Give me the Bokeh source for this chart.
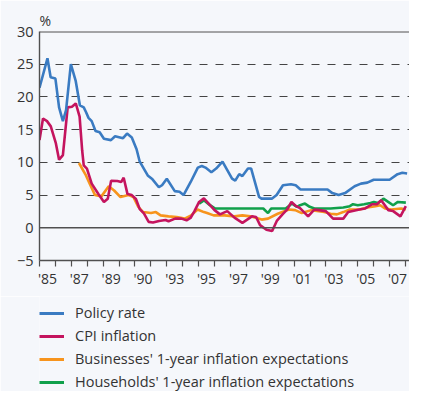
from bokeh.plotting import figure
from bokeh.layouts import column
from bokeh.models import FixedTicker, Span, Legend, LegendItem, Range1d
from bokeh.embed import file_html
from bokeh.resources import INLINE

# ---- data ----
policy_years = [1985.0, 1985.5, 1985.7, 1986.0, 1986.23, 1986.47, 1986.67, 1986.97, 1987.27, 1987.54,
                1987.78, 1987.92, 1988.08, 1988.28, 1988.52, 1988.78, 1989.05, 1989.49, 1989.75, 1990.25,
                1990.5, 1990.8, 1991.1, 1991.3, 1991.8, 1992.1, 1992.5, 1992.7, 1993.0, 1993.5,
                1993.8, 1994.05, 1994.5, 1994.95, 1995.2, 1995.43, 1995.8, 1996.1, 1996.5, 1996.8,
                1997.1, 1997.3, 1997.55, 1997.75, 1998.1, 1998.3, 1998.8, 1998.95, 1999.6, 1999.9,
                2000.3, 2000.8, 2001.1, 2001.4, 2002.0, 2003.1, 2003.4, 2003.8, 2004.2, 2004.8,
                2005.2, 2005.6, 2006.0, 2007.0, 2007.5, 2007.8, 2008.1]
policy_rate = [21.4, 25.9, 23.0, 22.8, 18.4, 16.3, 18.0, 25.0, 22.5, 18.7,
               18.4, 17.7, 16.8, 16.3, 14.8, 14.6, 13.6, 13.4, 14.0, 13.7,
               14.4, 13.8, 12.0, 10.1, 8.0, 7.4, 6.2, 6.5, 7.5, 5.6,
               5.5, 5.0, 7.0, 9.2, 9.45, 9.2, 8.5, 9.05, 10.1, 8.8,
               7.5, 7.2, 8.2, 7.9, 9.05, 9.05, 4.7, 4.45, 4.45, 5.0,
               6.5, 6.65, 6.5, 5.85, 5.85, 5.85, 5.3, 5.0, 5.3, 6.35,
               6.75, 6.9, 7.35, 7.35, 8.2, 8.4, 8.3]

cpi_years = [1985.0, 1985.22, 1985.47, 1985.71, 1986.03, 1986.23, 1986.47, 1986.77, 1987.04, 1987.28,
             1987.52, 1987.68, 1987.78, 1987.98, 1988.28, 1988.69, 1989.05, 1989.29, 1989.5, 1989.89,
             1990.14, 1990.29, 1990.53, 1990.8, 1991.06, 1991.3, 1991.56, 1991.86, 1992.13, 1992.51,
             1992.92, 1993.11, 1993.52, 1993.92, 1994.24, 1994.49, 1994.73, 1995.03, 1995.33, 1995.63,
             1996.0, 1996.34, 1996.8, 1997.25, 1997.75, 1998.05, 1998.35, 1998.61, 1998.86, 1999.26,
             1999.62, 1999.91, 2000.27, 2000.57, 2000.83, 2001.07, 2001.37, 2001.88, 2002.28, 2002.58,
             2002.99, 2003.45, 2004.09, 2004.4, 2005.1, 2005.47, 2005.91, 2006.21, 2006.47, 2006.92,
             2007.22, 2007.68, 2008.02]
cpi_inflation = [13.4, 16.7, 16.3, 15.5, 12.9, 10.4, 11.1, 18.4, 18.5, 19.0,
                 17.0, 11.85, 9.55, 9.05, 6.75, 5.2, 3.95, 4.45, 7.2, 7.15,
                 7.0, 7.65, 5.15, 5.0, 4.4, 2.85, 2.2, 0.9, 0.8, 1.05,
                 1.2, 1.0, 1.4, 1.4, 1.15, 1.5, 2.5, 3.95, 4.5, 3.7,
                 2.7, 2.05, 2.55, 1.55, 0.75, 1.25, 1.75, 1.65, 0.4, -0.3,
                 -0.5, 1.05, 2.05, 2.8, 3.95, 3.4, 3.0, 1.75, 2.8, 2.7,
                 2.55, 1.4, 1.4, 2.4, 2.8, 2.95, 3.6, 3.6, 4.2, 2.7,
                 2.55, 1.75, 3.3]

biz_years = [1987.48, 1987.92, 1988.14, 1988.49, 1988.89, 1989.35, 1989.69, 1990.09, 1990.6, 1990.9,
             1991.21, 1991.51, 1992.01, 1992.31, 1992.61, 1993.11, 1993.62, 1994.12, 1994.53, 1994.93,
             1995.33, 1995.53, 1995.94, 1996.64, 1997.25, 1997.75, 1998.25, 1998.96, 1999.36, 1999.97,
             2000.67, 2001.07, 2001.48, 2002.08, 2002.89, 2003.29, 2003.69, 2004.09, 2004.5, 2005.1,
             2005.6, 2006.11, 2006.41, 2006.71, 2007.11, 2007.72, 2008.02]
biz_expect = [9.9, 8.0, 6.8, 5.0, 4.8, 6.35, 5.7, 4.7, 5.0, 4.7,
              3.2, 2.4, 2.25, 2.4, 1.9, 1.75, 1.65, 1.4, 1.9, 2.8,
              2.4, 2.25, 1.9, 1.9, 1.75, 1.9, 1.75, 1.25, 1.4, 2.15,
              2.8, 2.7, 2.25, 2.7, 2.4, 2.15, 2.05, 2.4, 2.8, 2.8,
              3.1, 3.3, 3.45, 2.95, 2.8, 2.95, 2.8]

hh_years = [1995.03, 1995.33, 1995.69, 1996.04, 1999.06, 1999.36, 1999.56, 2000.47, 2000.87, 2001.18,
            2001.37, 2001.68, 2001.98, 2002.28, 2003.29, 2004.09, 2004.5, 2004.7, 2005.0, 2005.4,
            2005.8, 2006.01, 2006.27, 2006.61, 2006.91, 2007.22, 2007.52, 2008.02]
hh_expect = [3.7, 4.2, 3.5, 2.95, 2.95, 2.25, 2.95, 2.95, 3.7, 3.2,
             3.45, 3.7, 3.2, 2.95, 2.95, 3.1, 3.3, 3.6, 3.45, 3.6,
             3.8, 3.95, 3.8, 4.45, 3.95, 3.45, 3.95, 3.85]

minor_tick_years = list(range(1985, 2009))
label_positions = [1985.5, 1987.5, 1989.5, 1991.5, 1993.5, 1995.5, 1997.5, 1999.5, 2001.5, 2003.5, 2005.5, 2007.5]
x_tick_labels = ["'85", "'87", "'89", "'90", "'93", "'95", "'97", "'99", "'01", "'03", "'05", "'07"]
y_ticks = [-5, 0, 5, 10, 15, 20, 25, 30]
dashed_levels = [5, 10, 15, 20, 25]

series_names = ["Policy rate", "CPI inflation",
                "Businesses' 1-year inflation expectations",
                "Households' 1-year inflation expectations"]
colors = ["#3a7bc2", "#c4145e", "#f7941d", "#10a04b"]

BG = "#f5f7fb"
TXT = "#333333"
AX = "#505050"
FONT = "Open Sans"

p = figure(width=409, height=296, x_range=Range1d(1985, 2008.25), y_range=Range1d(-5, 30),
           output_backend="svg", toolbar_location=None,
           min_border_left=39, min_border_right=0, min_border_top=31, min_border_bottom=36,
           background_fill_color=BG, border_fill_color=BG)
p.outline_line_color = None

# "%" unit label as title above the frame
p.title.text = "%"
p.title.align = "left"
p.title.offset = 0
p.title.standoff = 4
p.title.text_font = FONT
p.title.text_font_size = "14px"
p.title.text_font_style = "normal"
p.title.text_color = TXT

# grid
p.xgrid.visible = False
p.ygrid.ticker = FixedTicker(ticks=dashed_levels)
p.ygrid.grid_line_color = "#444444"
p.ygrid.grid_line_dash = "8 8"
p.ygrid.grid_line_width = 1.2

# axes
xa = p.xaxis[0]
xa.ticker = FixedTicker(ticks=label_positions, minor_ticks=minor_tick_years)
xa.major_label_overrides = {pos: lab for pos, lab in zip(label_positions, x_tick_labels)}
xa.major_tick_out = 0
xa.major_tick_in = 0
xa.minor_tick_out = 6
xa.minor_tick_in = 0
xa.minor_tick_line_color = AX
xa.minor_tick_line_width = 1.2
xa.axis_line_color = AX
xa.axis_line_width = 1.4
xa.major_label_standoff = 2
xa.major_label_text_font = FONT
xa.major_label_text_font_size = "14px"
xa.major_label_text_color = TXT

ya = p.yaxis[0]
ya.ticker = FixedTicker(ticks=y_ticks)
ya.major_tick_out = 0
ya.major_tick_in = 0
ya.minor_tick_out = 0
ya.minor_tick_in = 0
ya.axis_line_color = AX
ya.axis_line_width = 1.4
ya.major_label_standoff = 6
ya.major_label_text_font = FONT
ya.major_label_text_font_size = "14.5px"
ya.major_label_text_color = TXT

p.add_layout(Span(location=0, dimension="width", line_color=AX, line_width=1.4))
p.add_layout(Span(location=30, dimension="width", line_color=AX, line_width=2))

# series (drawn orange, green, red, blue)
series_x = [policy_years, cpi_years, biz_years, hh_years]
series_y = [policy_rate, cpi_inflation, biz_expect, hh_expect]
draw_order = [2, 3, 1, 0]
for i in draw_order:
    p.line(series_x[i], series_y[i], line_color=colors[i], line_width=2.6)

# ---- legend panel (separate figure below the chart; frames are aligned) ----
nan = float("nan")
lg = figure(width=409, height=95, x_range=Range1d(0, 1), y_range=Range1d(0, 1),
            output_backend="svg", toolbar_location=None,
            x_axis_location=None, y_axis_location=None,
            min_border_left=0, min_border_right=0, min_border_top=0, min_border_bottom=0,
            background_fill_color=BG, border_fill_color=BG)
lg.outline_line_color = None
lg.grid.visible = False
key_renderers = [lg.line([nan], [nan], line_color=colors[i], line_width=3) for i in range(4)]
legend = Legend(items=[LegendItem(label=series_names[i], renderers=[key_renderers[i]]) for i in range(4)],
                location=(0, 0), orientation="vertical",
                padding=0, margin=0, spacing=4, glyph_width=25, glyph_height=18, label_height=18,
                label_standoff=11, label_text_font=FONT, label_text_font_size="14.5px",
                label_text_color=TXT, background_fill_alpha=0, border_line_color=None)
lg.add_layout(legend)

layout = column(p, lg, spacing=0)
open("out.html", "w").write(file_html(layout, INLINE))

What the task asks: Set down again, exactly, the lines of the material above from its first line to the one with "6.75, 6.9, 7.35, 7.35, 8.2, 8.4, 8.3]", inclusive. Leave the pictures out.

Completed task:
Give me the Bokeh source for this chart.
from bokeh.plotting import figure
from bokeh.layouts import column
from bokeh.models import FixedTicker, Span, Legend, LegendItem, Range1d
from bokeh.embed import file_html
from bokeh.resources import INLINE

# ---- data ----
policy_years = [1985.0, 1985.5, 1985.7, 1986.0, 1986.23, 1986.47, 1986.67, 1986.97, 1987.27, 1987.54,
                1987.78, 1987.92, 1988.08, 1988.28, 1988.52, 1988.78, 1989.05, 1989.49, 1989.75, 1990.25,
                1990.5, 1990.8, 1991.1, 1991.3, 1991.8, 1992.1, 1992.5, 1992.7, 1993.0, 1993.5,
                1993.8, 1994.05, 1994.5, 1994.95, 1995.2, 1995.43, 1995.8, 1996.1, 1996.5, 1996.8,
                1997.1, 1997.3, 1997.55, 1997.75, 1998.1, 1998.3, 1998.8, 1998.95, 1999.6, 1999.9,
                2000.3, 2000.8, 2001.1, 2001.4, 2002.0, 2003.1, 2003.4, 2003.8, 2004.2, 2004.8,
                2005.2, 2005.6, 2006.0, 2007.0, 2007.5, 2007.8, 2008.1]
policy_rate = [21.4, 25.9, 23.0, 22.8, 18.4, 16.3, 18.0, 25.0, 22.5, 18.7,
               18.4, 17.7, 16.8, 16.3, 14.8, 14.6, 13.6, 13.4, 14.0, 13.7,
               14.4, 13.8, 12.0, 10.1, 8.0, 7.4, 6.2, 6.5, 7.5, 5.6,
               5.5, 5.0, 7.0, 9.2, 9.45, 9.2, 8.5, 9.05, 10.1, 8.8,
               7.5, 7.2, 8.2, 7.9, 9.05, 9.05, 4.7, 4.45, 4.45, 5.0,
               6.5, 6.65, 6.5, 5.85, 5.85, 5.85, 5.3, 5.0, 5.3, 6.35,
               6.75, 6.9, 7.35, 7.35, 8.2, 8.4, 8.3]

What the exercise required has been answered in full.